*STATED PROBLEM:*
In the records below, find each line with the word "document" and copy it.

[Start RECORDS PROVIDED]

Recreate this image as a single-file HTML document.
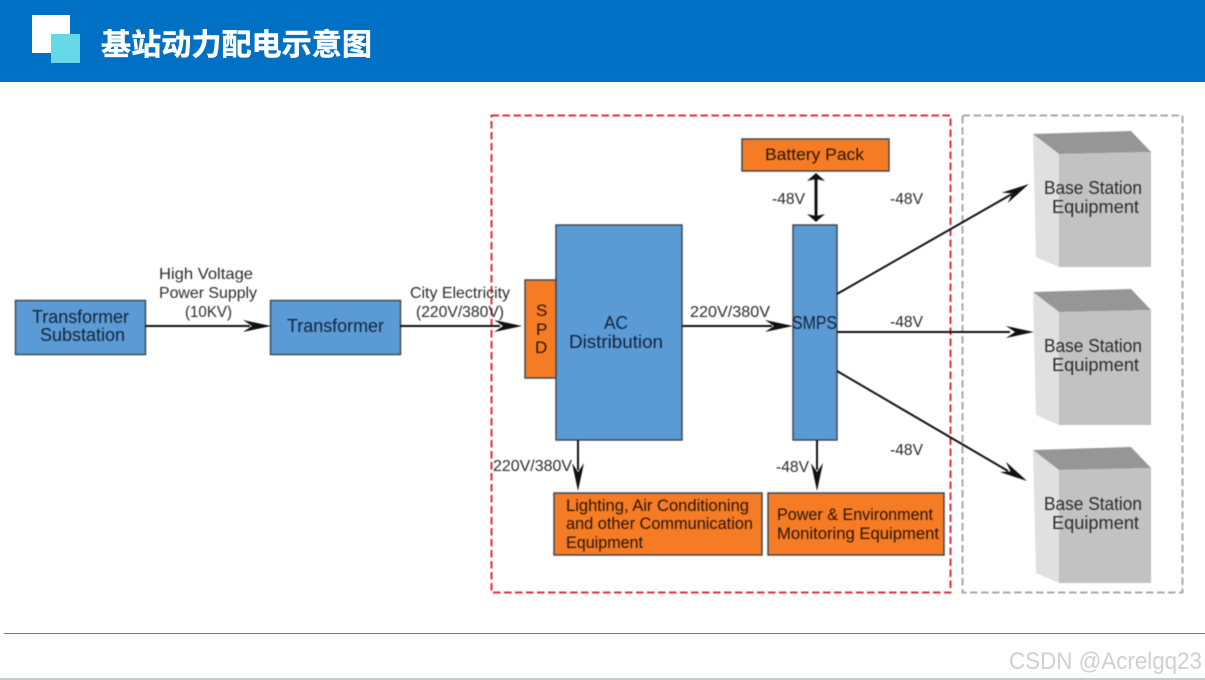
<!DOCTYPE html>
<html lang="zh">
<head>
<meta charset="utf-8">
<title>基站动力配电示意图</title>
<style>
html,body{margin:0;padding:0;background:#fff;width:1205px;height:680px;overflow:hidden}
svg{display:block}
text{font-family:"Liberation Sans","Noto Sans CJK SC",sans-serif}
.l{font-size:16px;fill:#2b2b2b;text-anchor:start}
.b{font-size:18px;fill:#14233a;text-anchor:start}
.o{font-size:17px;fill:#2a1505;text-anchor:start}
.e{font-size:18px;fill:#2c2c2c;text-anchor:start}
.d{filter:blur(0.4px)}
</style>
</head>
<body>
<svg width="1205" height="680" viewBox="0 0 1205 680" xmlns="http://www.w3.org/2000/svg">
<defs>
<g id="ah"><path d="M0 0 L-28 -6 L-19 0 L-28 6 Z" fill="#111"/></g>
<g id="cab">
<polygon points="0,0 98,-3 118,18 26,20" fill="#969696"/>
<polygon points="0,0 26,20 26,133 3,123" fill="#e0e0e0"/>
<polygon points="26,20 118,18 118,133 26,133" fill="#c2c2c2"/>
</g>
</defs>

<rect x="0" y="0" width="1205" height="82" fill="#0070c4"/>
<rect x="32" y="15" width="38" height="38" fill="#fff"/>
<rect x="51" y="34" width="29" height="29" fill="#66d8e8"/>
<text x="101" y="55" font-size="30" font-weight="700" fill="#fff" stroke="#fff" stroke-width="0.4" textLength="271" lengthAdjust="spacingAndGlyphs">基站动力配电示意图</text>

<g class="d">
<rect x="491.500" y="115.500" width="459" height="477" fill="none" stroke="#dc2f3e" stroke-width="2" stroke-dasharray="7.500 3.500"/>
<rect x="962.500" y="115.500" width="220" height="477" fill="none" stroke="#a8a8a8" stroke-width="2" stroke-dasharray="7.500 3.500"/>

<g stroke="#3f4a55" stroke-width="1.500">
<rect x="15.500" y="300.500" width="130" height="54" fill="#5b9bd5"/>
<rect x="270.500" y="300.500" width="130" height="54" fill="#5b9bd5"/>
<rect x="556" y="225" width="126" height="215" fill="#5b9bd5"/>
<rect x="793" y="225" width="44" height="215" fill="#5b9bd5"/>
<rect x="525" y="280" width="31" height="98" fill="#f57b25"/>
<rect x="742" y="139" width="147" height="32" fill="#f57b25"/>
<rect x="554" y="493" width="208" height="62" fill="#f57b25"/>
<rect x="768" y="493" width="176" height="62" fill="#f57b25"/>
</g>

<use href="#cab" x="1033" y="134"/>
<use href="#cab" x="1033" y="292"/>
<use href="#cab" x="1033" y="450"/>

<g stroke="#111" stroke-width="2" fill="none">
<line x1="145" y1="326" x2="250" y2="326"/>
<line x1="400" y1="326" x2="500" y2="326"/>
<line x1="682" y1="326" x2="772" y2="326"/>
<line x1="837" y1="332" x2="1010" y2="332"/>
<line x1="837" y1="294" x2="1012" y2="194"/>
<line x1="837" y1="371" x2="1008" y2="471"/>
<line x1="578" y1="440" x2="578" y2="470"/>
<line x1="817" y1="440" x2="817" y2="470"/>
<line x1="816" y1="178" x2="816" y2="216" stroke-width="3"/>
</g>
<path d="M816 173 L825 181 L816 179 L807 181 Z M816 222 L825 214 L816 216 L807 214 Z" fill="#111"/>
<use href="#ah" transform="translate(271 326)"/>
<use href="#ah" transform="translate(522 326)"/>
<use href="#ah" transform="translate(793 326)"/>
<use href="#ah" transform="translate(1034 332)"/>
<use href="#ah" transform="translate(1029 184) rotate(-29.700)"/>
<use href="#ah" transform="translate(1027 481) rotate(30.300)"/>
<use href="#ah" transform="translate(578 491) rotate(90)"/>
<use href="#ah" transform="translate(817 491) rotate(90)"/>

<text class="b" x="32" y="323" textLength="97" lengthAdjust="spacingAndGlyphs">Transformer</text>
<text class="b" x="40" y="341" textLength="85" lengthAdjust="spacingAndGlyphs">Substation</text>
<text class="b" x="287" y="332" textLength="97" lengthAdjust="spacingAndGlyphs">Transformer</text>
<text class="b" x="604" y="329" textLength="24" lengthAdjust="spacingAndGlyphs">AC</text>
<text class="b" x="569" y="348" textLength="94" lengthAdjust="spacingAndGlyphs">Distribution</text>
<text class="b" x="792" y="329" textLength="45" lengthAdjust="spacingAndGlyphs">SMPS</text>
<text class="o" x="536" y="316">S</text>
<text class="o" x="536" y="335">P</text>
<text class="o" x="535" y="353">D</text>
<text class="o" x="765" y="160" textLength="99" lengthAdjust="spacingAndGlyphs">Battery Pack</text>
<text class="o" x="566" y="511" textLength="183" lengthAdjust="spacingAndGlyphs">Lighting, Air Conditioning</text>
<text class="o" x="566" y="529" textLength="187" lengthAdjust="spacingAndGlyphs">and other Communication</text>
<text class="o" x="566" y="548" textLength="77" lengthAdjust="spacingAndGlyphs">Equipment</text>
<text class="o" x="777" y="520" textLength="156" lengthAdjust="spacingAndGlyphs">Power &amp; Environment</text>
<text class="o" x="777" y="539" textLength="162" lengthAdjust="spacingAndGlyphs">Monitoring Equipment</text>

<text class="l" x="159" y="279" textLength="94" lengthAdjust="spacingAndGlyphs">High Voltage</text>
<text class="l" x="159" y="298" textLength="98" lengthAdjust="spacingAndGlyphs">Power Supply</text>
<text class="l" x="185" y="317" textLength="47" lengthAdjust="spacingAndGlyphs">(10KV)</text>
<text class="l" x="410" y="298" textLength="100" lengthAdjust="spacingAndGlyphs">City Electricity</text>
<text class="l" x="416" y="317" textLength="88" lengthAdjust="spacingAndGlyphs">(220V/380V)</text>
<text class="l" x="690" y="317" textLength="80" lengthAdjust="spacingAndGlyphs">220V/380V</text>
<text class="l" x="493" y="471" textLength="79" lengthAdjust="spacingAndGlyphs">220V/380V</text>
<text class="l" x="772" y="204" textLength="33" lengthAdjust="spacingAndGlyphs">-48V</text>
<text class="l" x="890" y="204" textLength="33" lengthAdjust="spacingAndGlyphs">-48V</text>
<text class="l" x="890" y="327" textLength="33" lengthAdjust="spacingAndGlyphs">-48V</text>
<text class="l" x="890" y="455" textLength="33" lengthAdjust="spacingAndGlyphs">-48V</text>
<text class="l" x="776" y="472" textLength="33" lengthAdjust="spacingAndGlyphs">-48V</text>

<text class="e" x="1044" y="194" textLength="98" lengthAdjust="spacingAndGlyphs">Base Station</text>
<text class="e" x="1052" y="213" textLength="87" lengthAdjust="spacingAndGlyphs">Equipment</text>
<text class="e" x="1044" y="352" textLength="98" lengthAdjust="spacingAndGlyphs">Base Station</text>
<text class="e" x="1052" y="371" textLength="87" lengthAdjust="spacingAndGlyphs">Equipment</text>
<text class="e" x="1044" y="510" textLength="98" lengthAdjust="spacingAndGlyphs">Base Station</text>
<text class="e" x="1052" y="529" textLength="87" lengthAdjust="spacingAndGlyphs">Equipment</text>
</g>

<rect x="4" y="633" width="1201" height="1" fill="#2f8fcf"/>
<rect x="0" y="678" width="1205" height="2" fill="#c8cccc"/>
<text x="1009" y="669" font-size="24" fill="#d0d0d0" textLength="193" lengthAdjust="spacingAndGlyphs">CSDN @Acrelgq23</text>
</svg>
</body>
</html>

[End RECORDS PROVIDED]
[Start RECORDS PROVIDED]

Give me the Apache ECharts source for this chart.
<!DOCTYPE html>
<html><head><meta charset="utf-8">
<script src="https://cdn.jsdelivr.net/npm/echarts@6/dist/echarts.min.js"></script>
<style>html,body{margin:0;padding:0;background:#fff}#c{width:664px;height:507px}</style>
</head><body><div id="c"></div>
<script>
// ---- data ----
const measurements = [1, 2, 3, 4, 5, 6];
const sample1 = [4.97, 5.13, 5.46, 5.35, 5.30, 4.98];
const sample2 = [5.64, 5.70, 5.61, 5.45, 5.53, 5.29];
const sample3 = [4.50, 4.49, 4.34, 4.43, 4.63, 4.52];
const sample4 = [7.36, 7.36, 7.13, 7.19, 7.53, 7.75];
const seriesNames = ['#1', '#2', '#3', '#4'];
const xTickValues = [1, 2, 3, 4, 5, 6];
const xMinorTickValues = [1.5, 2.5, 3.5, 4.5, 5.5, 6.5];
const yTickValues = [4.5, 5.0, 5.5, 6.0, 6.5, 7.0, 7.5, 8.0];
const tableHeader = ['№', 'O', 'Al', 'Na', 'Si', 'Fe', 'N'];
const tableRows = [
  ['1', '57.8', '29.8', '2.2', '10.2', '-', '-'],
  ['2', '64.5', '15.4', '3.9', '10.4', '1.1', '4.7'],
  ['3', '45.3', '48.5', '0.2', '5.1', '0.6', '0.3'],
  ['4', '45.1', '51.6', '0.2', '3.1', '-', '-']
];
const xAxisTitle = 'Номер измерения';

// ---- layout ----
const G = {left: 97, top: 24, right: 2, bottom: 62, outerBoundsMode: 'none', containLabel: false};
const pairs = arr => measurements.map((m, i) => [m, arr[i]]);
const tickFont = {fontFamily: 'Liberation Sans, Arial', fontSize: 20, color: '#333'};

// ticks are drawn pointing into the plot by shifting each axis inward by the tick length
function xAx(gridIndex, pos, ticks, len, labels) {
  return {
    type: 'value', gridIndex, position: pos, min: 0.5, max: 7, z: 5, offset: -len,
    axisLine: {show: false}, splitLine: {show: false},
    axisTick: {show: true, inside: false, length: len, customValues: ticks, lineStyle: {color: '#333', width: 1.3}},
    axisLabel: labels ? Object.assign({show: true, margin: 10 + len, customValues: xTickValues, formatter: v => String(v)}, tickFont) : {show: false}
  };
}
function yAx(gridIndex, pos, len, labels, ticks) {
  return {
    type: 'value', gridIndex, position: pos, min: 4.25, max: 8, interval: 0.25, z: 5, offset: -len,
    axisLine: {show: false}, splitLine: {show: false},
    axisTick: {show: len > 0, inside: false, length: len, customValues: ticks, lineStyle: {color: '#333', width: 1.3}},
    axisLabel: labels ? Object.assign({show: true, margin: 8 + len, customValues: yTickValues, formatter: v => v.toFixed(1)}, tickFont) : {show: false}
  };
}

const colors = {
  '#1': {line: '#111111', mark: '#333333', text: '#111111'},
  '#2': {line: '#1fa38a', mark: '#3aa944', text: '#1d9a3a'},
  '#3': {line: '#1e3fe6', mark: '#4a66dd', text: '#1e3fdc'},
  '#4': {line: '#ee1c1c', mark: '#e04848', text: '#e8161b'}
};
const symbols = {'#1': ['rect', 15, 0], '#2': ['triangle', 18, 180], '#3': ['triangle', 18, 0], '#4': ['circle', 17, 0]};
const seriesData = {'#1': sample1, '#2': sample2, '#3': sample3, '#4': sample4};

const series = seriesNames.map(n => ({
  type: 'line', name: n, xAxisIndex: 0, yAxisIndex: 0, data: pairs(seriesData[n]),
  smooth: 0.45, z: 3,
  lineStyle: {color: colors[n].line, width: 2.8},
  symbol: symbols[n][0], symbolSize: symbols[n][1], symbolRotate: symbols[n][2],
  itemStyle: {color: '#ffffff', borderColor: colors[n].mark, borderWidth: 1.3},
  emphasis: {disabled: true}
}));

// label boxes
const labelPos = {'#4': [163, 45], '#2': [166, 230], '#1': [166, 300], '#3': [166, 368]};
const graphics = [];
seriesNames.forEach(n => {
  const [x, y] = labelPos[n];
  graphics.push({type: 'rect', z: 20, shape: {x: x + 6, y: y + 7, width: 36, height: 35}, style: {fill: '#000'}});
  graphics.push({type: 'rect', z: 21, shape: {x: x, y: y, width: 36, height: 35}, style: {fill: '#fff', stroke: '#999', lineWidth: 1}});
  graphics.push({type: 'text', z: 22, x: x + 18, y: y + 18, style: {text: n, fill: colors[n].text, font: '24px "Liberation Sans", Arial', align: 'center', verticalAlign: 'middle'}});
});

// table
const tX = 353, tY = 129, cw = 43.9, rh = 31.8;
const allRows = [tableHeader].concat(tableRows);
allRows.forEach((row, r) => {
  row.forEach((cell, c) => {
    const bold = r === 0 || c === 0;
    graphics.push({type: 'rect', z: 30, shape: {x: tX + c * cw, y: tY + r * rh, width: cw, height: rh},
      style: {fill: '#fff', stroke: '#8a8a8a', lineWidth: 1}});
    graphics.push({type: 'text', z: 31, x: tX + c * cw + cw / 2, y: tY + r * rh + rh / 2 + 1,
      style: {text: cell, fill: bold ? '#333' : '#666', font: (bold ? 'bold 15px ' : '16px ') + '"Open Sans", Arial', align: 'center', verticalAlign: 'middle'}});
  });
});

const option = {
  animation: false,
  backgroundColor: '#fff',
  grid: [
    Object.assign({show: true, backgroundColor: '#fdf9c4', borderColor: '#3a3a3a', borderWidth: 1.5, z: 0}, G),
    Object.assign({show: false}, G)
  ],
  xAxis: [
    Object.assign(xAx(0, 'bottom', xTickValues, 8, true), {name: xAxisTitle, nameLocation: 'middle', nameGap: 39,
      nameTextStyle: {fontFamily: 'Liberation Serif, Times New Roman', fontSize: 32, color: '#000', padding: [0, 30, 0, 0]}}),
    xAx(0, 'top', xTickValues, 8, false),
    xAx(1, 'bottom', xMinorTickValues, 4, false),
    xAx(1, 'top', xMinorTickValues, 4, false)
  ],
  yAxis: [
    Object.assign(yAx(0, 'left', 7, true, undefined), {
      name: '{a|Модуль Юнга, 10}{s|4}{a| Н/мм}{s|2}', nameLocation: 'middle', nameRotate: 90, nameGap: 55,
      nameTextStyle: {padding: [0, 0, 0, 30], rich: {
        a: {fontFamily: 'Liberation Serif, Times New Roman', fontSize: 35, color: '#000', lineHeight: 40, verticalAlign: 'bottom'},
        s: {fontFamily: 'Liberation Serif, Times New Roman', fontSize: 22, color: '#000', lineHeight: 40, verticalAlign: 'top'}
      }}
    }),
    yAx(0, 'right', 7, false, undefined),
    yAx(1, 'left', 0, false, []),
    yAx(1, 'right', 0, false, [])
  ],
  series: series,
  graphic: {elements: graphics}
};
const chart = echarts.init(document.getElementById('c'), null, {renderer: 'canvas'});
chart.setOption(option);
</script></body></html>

[End RECORDS PROVIDED]

*THE SOLUTION:*
Recreate this image as a single-file HTML document.
const chart = echarts.init(document.getElementById('c'), null, {renderer: 'canvas'});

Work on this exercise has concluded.